Beginning in the early 1990s, HID lamps have been employed in motor vehicle headlamps. This application has met with mixed responses from motorists, who appreciate the improved nighttime visibility from HID headlamps but object to the glare they can cause. Internationalized European vehicle regulations require such headlamps to be equipped with lens cleaners and an automatic self-leveling system to keep the beams aimed correctly regardless of vehicle load and altitude, but no such devices are required in North America, where inherently more glaring beam patterns are also permitted. Retrofitting HID bulbs in headlamps not originally designed to accept them results in extremely high levels of glare, and is illegal throughout most of the world.
3. High Intensity Discharge Lamp Life:
At the end of life, many types of high-intensity discharge lamps exhibit a phenomenon known as cycling. These lamps can be started at a relatively low voltage. As they heat up during operation, however, the internal gas pressure within the arc tube rises and a higher voltage is required to maintain the arc discharge.

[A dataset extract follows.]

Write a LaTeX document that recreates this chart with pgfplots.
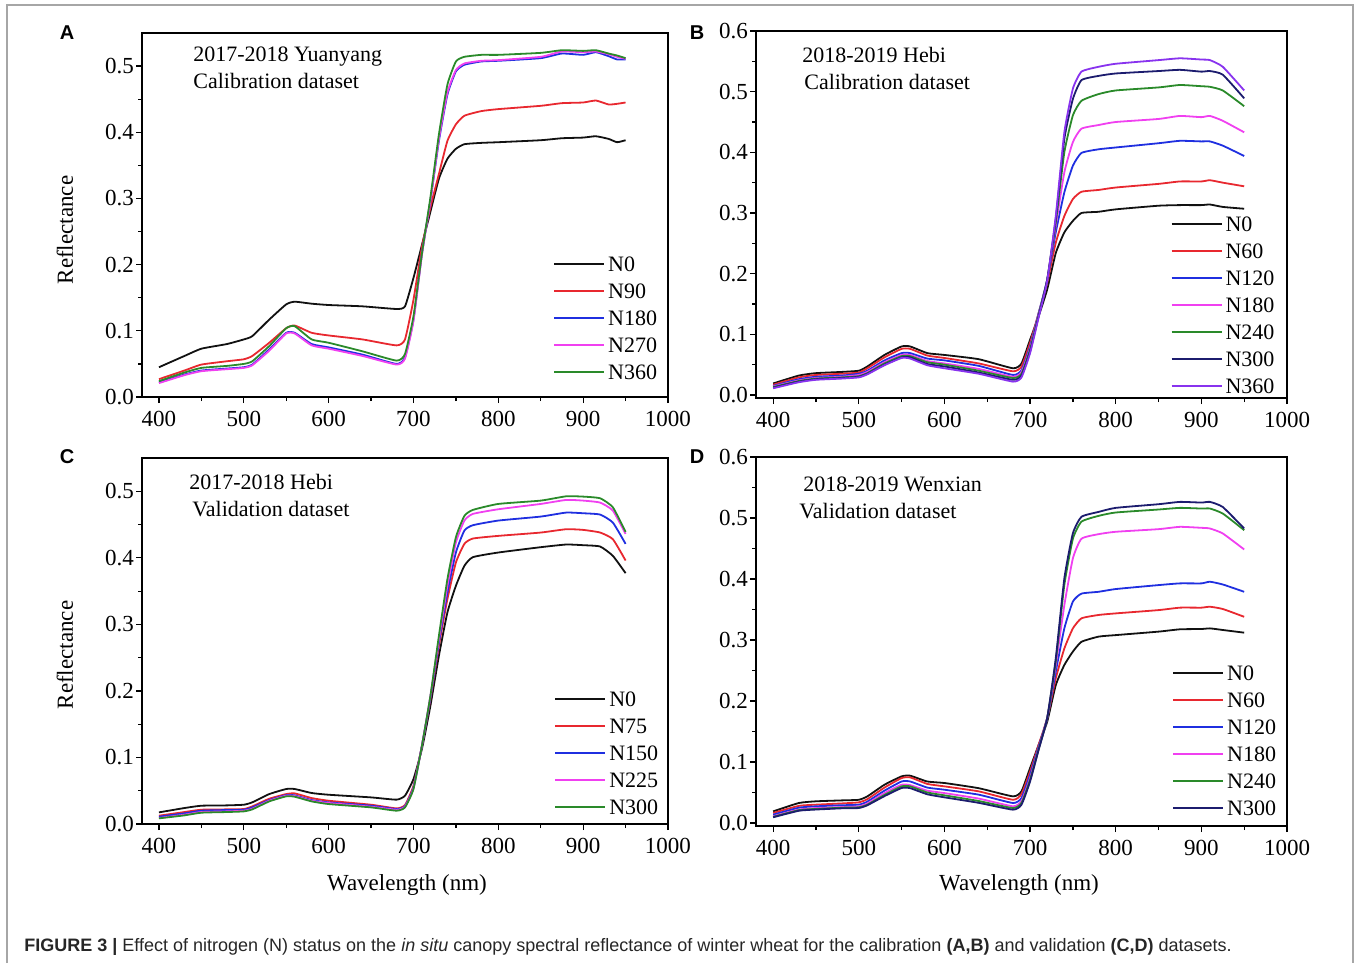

As a lamp gets older, the voltage necessary to maintain the arc eventually rises to exceed the voltage provided by the electrical ballast. As the lamp heats to this point, the arc fails and the lamp goes out. Eventually, with the arc extinguished, the lamp cools down again, the gas pressure in the arc tube is reduced, and the ballast can once again cause the arc to strike. The effect of this is that the lamp glows for a while and then goes out, repeatedly.